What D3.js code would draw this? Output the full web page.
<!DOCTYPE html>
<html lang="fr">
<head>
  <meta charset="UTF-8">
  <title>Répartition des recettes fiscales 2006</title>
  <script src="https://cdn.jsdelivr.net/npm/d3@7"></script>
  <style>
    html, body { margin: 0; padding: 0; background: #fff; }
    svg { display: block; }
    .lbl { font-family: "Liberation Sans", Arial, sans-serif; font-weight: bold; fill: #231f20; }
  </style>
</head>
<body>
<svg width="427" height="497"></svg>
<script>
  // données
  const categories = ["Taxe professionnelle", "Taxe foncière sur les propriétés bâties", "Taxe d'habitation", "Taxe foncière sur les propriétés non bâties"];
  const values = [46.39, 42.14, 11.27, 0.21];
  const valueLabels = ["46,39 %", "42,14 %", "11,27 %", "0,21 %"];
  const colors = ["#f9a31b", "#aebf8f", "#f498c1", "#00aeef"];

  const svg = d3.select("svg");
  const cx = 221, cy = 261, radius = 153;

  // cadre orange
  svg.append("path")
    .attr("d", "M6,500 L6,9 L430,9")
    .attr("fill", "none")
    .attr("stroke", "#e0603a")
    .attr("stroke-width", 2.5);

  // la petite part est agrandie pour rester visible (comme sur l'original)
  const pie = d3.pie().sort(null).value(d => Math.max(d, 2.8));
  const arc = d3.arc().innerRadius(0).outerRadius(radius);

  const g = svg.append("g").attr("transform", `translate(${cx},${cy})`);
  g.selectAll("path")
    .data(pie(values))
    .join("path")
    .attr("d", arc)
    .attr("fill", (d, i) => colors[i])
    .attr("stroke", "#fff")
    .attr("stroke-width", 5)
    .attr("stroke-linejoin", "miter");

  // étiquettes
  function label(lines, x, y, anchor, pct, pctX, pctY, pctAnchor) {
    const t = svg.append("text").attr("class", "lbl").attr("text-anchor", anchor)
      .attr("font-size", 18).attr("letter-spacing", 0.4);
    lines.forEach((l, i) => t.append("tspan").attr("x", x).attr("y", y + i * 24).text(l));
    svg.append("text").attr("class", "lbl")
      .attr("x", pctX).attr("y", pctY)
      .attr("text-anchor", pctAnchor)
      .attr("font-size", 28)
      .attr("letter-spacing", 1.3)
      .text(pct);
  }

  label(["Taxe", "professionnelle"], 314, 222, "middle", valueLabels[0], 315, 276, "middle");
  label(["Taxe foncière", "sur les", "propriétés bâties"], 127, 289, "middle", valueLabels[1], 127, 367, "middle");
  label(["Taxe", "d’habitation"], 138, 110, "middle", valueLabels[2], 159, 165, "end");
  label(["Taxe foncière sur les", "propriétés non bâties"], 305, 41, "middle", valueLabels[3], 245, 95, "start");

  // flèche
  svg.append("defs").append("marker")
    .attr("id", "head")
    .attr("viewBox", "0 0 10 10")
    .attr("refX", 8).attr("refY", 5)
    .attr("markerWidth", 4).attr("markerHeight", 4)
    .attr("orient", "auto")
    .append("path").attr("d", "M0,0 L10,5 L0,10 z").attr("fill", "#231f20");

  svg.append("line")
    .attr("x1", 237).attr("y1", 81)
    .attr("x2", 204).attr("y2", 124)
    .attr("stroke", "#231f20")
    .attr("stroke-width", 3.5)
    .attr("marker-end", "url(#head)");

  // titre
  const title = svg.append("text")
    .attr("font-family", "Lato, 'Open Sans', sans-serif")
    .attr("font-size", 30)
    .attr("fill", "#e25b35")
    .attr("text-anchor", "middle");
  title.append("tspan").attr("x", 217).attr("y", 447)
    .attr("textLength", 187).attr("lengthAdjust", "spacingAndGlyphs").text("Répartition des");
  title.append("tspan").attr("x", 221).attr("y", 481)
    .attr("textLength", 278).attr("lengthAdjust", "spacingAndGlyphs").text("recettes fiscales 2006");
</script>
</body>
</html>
=======
**Set task:** Starting at the first line of the material above, reproduce each line exactly up to and including the line with "const cx = 221, cy = 261, radius = 153;".

**Worked answer:**
What D3.js code would draw this? Output the full web page.
<!DOCTYPE html>
<html lang="fr">
<head>
  <meta charset="UTF-8">
  <title>Répartition des recettes fiscales 2006</title>
  <script src="https://cdn.jsdelivr.net/npm/d3@7"></script>
  <style>
    html, body { margin: 0; padding: 0; background: #fff; }
    svg { display: block; }
    .lbl { font-family: "Liberation Sans", Arial, sans-serif; font-weight: bold; fill: #231f20; }
  </style>
</head>
<body>
<svg width="427" height="497"></svg>
<script>
  // données
  const categories = ["Taxe professionnelle", "Taxe foncière sur les propriétés bâties", "Taxe d'habitation", "Taxe foncière sur les propriétés non bâties"];
  const values = [46.39, 42.14, 11.27, 0.21];
  const valueLabels = ["46,39 %", "42,14 %", "11,27 %", "0,21 %"];
  const colors = ["#f9a31b", "#aebf8f", "#f498c1", "#00aeef"];

  const svg = d3.select("svg");
  const cx = 221, cy = 261, radius = 153;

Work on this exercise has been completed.